En Angleterre, par exemple, le produit de la terre et du travail est certainement beaucoup plus grand qu’il ne l’était, il y a un peu plus d’un siècle, à la restauration de Charles II. Quoique aujourd’hui il y ait, à ce que je présume, très-peu de gens qui révoquent ce fait en doute, cependant, pendant le cours de cette période-là, il ne s’est guère écoulé cinq années de suite dans lesquelles on n’ait pas publié quelque livre ou quelque pamphlet, écrit même avec assez de talent pour faire impression dans le public, où l’auteur prétendait démontrer que la richesse de la nation allait rapidement vers son déclin, que le pays se dépeuplait, que l’agriculture était négligée, les manufactures tombées et le commerce ruiné ; et ces ouvrages n’étaient pas tous des libelles enfantés par l’esprit de parti, cette malheureuse source de tant de productions vénales et mensongères. Beaucoup d’entre eux étaient écrits par des gens fort intelligents et de bonne foi, qui n’écrivaient que ce qu’ils pensaient, et uniquement parce qu’ils le pensaient.

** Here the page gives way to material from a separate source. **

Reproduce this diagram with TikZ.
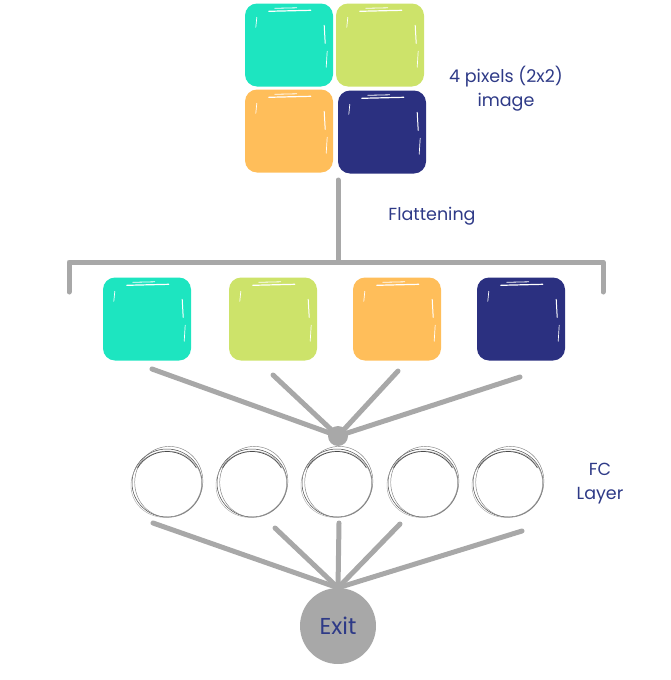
\documentclass[tikz,border=0pt]{standalone}
\usepackage{fontspec}
\setmainfont{Poppins}
\definecolor{cteal}{HTML}{1DE5C0}
\definecolor{clime}{HTML}{CDE36A}
\definecolor{corange}{HTML}{FFBE5A}
\definecolor{cnavy}{HTML}{2B3080}
\definecolor{ctext}{HTML}{2E3A87}
\definecolor{cline}{HTML}{A8A8A8}
\definecolor{cring}{HTML}{4A4A4A}
\tikzset{
  px/.style={rounded corners=12pt, minimum width=88pt, minimum height=83pt, inner sep=0pt},
  conn/.style={draw=cline, line width=5pt, line cap=round},
  lbl/.style={text=ctext, font=\fontsize{17.5}{24}\selectfont, align=center},
  ring/.style={minimum size=70pt, inner sep=0pt},
}
\begin{document}
\begin{tikzpicture}[x=1pt,y=-1pt]
\useasboundingbox (0,0) rectangle (671,680);
% top 2x2 image
\node[px, fill=cteal]   (t1) at (289,45) {};
\node[px, fill=clime]   (t2) at (380,45) {};
\node[px, fill=corange] (t3) at (289,131) {};
\node[px, fill=cnavy]   (t4) at (382,132) {};
\node[lbl] (imglbl) at (506,89) {4 pixels (2x2)\\image};
% flattening
\coordinate (ftop) at (338,180);
\coordinate (fmid) at (338,262);
\coordinate (bl) at (69,262);
\coordinate (br) at (603,262);
\coordinate (bld) at (69,292);
\coordinate (brd) at (603,292);
\draw[conn, line cap=round, line join=round] (ftop) -- (fmid);
\draw[conn, line join=round] (bld) -- (bl) -- (br) -- (brd);
\node[lbl] (flat) at (432,216) {Flattening};
% flattened row
\node[px, fill=cteal]   (r1) at (147,319) {};
\node[px, fill=clime]   (r2) at (273,319) {};
\node[px, fill=corange] (r3) at (397,319) {};
\node[px, fill=cnavy]   (r4) at (521,319) {};
% brush highlights
\foreach \n in {t1,t2,t3,t4,r1,r2,r3,r4}{
  \draw[white, line width=1.2pt, line cap=round] ([shift={(24,8)}]\n.north west) -- ([shift={(66,7)}]\n.north west);
  \draw[white, line width=0.8pt, line cap=round] ([shift={(30,5)}]\n.north west) -- ([shift={(52,4.5)}]\n.north west);
  \draw[white, line width=1pt, line cap=round] ([shift={(-9,22)}]\n.north east) -- ([shift={(-8,40)}]\n.north east);
  \draw[white, line width=0.7pt, line cap=round] ([shift={(-6,48)}]\n.north east) -- ([shift={(-7,64)}]\n.north east);
  \draw[white, line width=0.7pt, line cap=round] ([shift={(12,14)}]\n.north west) -- ([shift={(11,24)}]\n.north west);
}
% hub
\node[circle, fill=cline, minimum size=20pt, inner sep=0pt] (hub) at (338,436) {};
\coordinate (s1) at (152,369);
\coordinate (s2) at (273,375);
\coordinate (s3) at (398,371);
\coordinate (s4) at (520,377);
\foreach \s in {s1,s2,s3,s4} \draw[conn] (\s) -- (hub.center);
% FC layer rings
\foreach \i/\x in {1/167,2/252,3/337,4/423,5/508}{
  \node[ring] (c\i) at (\x,483) {};
  \draw[cring, line width=0.5pt] (c\i.center) ellipse [x radius=35pt, y radius=34pt];
  \draw[cring!70, line width=0.45pt, rotate around={-12:(c\i.center)}] ([shift={(1.5,-1.5)}]c\i.center) ellipse [x radius=34pt, y radius=35.5pt];
  \draw[cring!50, line width=0.4pt, rotate around={15:(c\i.center)}] ([shift={(-1,1)}]c\i.center) ellipse [x radius=35.5pt, y radius=33pt];
  \draw[cring, line width=0.7pt] ([shift={(0,2)}]c\i.center) ++(-30:34) arc[start angle=-30, end angle=-150, x radius=34pt, y radius=-33pt];
}
\node[lbl] (fclbl) at (600,484) {FC\\Layer};
% exit
\node[circle, fill=cline, minimum size=76pt, inner sep=0pt, text=ctext, font=\fontsize{23}{26}\selectfont] (exit) at (338,626) {Exit};
\coordinate (e1) at (153,523);
\coordinate (e2) at (275,528);
\coordinate (e3) at (339,523);
\coordinate (e4) at (400,524);
\coordinate (e5) at (522,531);
\foreach \e in {e1,e2,e3,e4,e5} \draw[conn] (\e) -- (exit.north);
\end{tikzpicture}
\end{document}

En Angleterre encore, le produit annuel de la terre et du travail était certainement beaucoup plus grand à la restauration que nous ne le pouvons supposer, environ cent ans auparavant, à l’avénement d’Élisabeth. À cette dernière époque encore, il y a tout lieu de présumer que le pays était beaucoup plus avancé en amélioration, qu’il ne l’avait été environ un siècle auparavant, vers la fin des querelles entre les maisons d’York et de Lancastre. Alors même, il était vraisemblablement en meilleure situation qu’il n’avait été à l’époque de la conquête normande, et à celle-ci encore, que durant les désordres de l’heptarchie saxonne[1]. Enfin, à cette dernière période, c’était un pays assurément plus avancé que lors de l’invasion de jules César, où les habitants étaient à peu près ce que sont les sauvages du nord de l’Amérique.

Dans chacune de ces périodes cependant, il y eut non-seulement beaucoup de prodigalité particulière et générale, beaucoup de guerres inutiles et dispendieuses, de grandes quantités du produit annuel détournées de l’entretien des gens productifs, pour en entretenir de non

  1. Époque de l’histoire d’Angleterre, où ce pays était divisé en sept royaumes. Ils furent réunis en une monarchie par Egbert, en 827.